Europe battles to shield the euro for good

16th December 2010, Comments 0 comments

European leaders moved Thursday to shield the euro over the long run despite divisions over the best course of action to bury market fears a debt crisis could engulf Portugal and Spain.

In a clear sign of a determination by authorities to anchor political solidarity in hard cash, the European Central Bank said shortly before the opening of the European Union's seventh and last summit of the year that it will almost double its reserves.

In Brussels from 1600 GMT, EU leaders will lay the foundation for a permanent financial rescue system to protect the eurozone -- a new milestone in the evolution of the 27-nation bloc.

"I come to this summit because I believe that we must send a clear and decisive message for Europe and the euro," German Chancellor Angela Merkel said.

"We all share the same objective: to ensure a stable Europe and currency," she said, calling the future permanent eurozone crisis mechanism a "big piece of solidarity between the states that share the euro."

But EU leaders are divided on calls to boost the coffers of a temporary rescue fund running through to mid-2013 and to create a joint eurozone bond to help governments of weaker economies borrow money at lower interest rates.

Warnings this week by major credit rating agencies that they could downgrade the debt of Spain and Belgium showed that the single currency area -- to expand to 17 nations when Estonia joins on January 1 -- has yet to bring the curtain down on the debt drama that began in Greece.

Europe's financial crisis has forced governments to implement unpopular austerity programmes that have led to massive street protests, including a new general strike in Greece on Wednesday marred by violence.

The summit's outcome is keenly awaited on financial markets that have been in a state of high uncertainty and nervousness for months, driving Ireland to follow Greece into a rescue.

Portugal and Spain are to provide details of their structural reforms at the summit, after leaders agreed at their last gathering in October to tighten fiscal discipline in efforts to prevent countries from running up the huge public deficits and debts at the root of the crisis.

The leaders now want to turn the eurozone's 440-billion-euro European Financial Stability Facility (EFSF), created in May, into a permanent fund.
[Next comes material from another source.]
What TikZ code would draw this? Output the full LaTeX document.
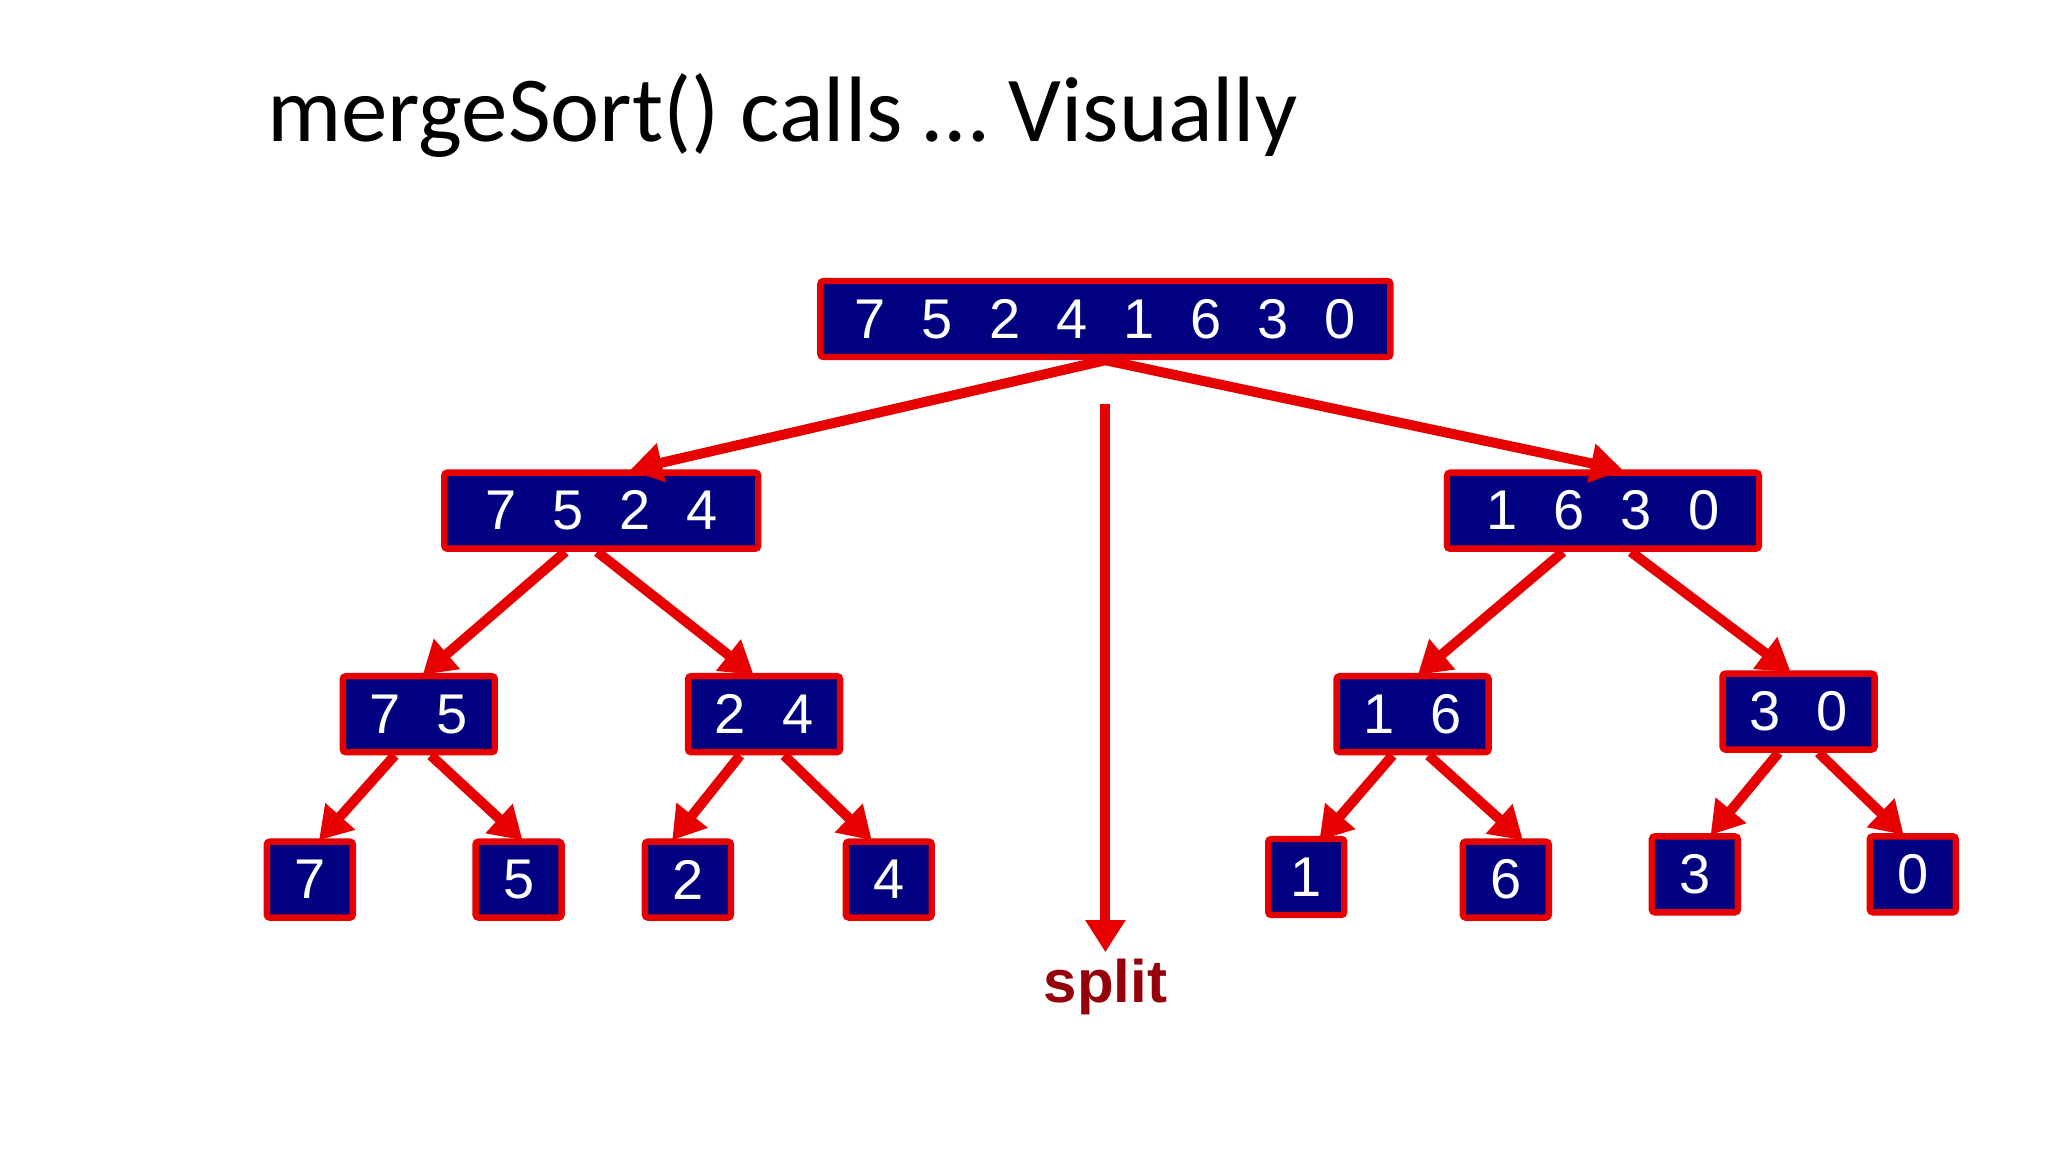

Overall resources total 750 billion euros when IMF and non-euro EU contributions are added.

The ECB, which has bought 72 billion euros of government bonds to contain gaps in yields between Germany and under-pressure eurozone states since May, has urged governments to beef up the EFSF.

Just before the summit, the Frankfurt-based ECB announced its first suscribed capital hike in 12 years, almost doubling it to 10.76 billion euros (14.24 billion dollars) over the next two years.

Some countries such as Belgium want the post-2013 fund at least to be substantially bigger. "We need to prove that we have deep pockets," said Belgian Finance Minister Didier Reynders.

But led by Merkel, the EU has so far resisted pressure to pump extra money in to reassure investors that they can rescue a major economy like Spain's.

A rump of hardline countries say there is no urgency to boost the EFSF as it has barely been touched so far.

Either way, they have to tweak the year-old Lisbon Treaty, the bloc's rule-book, to create the permanent fund -- a condition set by Germany to ensure that its top constitutional court cannot challenge its legality.

After years of problems that dogged ratification of the treaty, EU governments want to make only limited changes to avoid having to go through referendums fraught with risks.

Luxembourg Prime Minister Jean-Claude Juncker, who heads the grouping of eurozone finance ministers, wants partners to consider introducing joint eurozone bonds to help weak countries struggling with high interest rates.

"For a systemic crisis you need a systemic response," Juncker told AFP.

However, hardliners led by Germany remain opposed.

"There is a worry," said Swedish Prime Minister Fredrik Reinfeldt, that "countries with good economic standards, fiscal stability, they might see rising interest rates."